start
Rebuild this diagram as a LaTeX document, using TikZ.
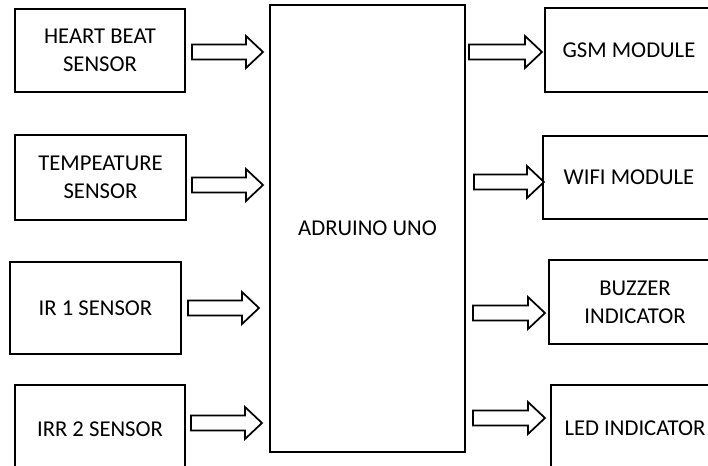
end
start
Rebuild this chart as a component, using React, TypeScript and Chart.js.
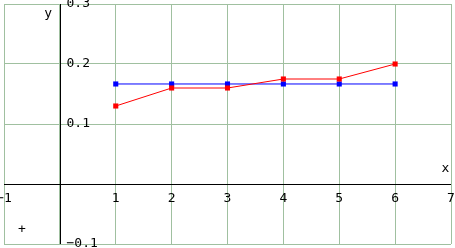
end
start
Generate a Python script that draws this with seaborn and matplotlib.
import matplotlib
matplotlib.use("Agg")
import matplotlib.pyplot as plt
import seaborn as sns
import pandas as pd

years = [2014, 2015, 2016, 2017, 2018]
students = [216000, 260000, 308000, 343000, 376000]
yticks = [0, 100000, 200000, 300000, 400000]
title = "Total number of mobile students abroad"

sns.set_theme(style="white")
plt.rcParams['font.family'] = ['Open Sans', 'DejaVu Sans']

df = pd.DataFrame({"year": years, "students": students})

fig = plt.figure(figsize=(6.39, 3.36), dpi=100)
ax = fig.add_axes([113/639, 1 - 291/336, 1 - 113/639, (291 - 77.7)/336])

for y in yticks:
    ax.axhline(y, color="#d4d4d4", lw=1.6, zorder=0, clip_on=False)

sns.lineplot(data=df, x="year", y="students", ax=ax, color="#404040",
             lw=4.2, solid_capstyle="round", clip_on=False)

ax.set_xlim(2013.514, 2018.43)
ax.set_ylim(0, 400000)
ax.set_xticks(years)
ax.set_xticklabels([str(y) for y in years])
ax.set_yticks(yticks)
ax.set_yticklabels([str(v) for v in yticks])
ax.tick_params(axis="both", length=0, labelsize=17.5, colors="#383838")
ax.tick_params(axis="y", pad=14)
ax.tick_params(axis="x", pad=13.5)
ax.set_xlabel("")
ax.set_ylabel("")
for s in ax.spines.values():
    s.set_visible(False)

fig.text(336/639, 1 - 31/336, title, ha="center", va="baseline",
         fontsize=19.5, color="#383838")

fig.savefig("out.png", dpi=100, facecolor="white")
end
Start with the line that holds "Generate a Python" and finish with the line that holds "import pandas as pd". Transcribe each line in between exactly, and those two as well.

▸ **SOLUTION TO THIS PROBLEM**:
Generate a Python script that draws this with seaborn and matplotlib.
import matplotlib
matplotlib.use("Agg")
import matplotlib.pyplot as plt
import seaborn as sns
import pandas as pd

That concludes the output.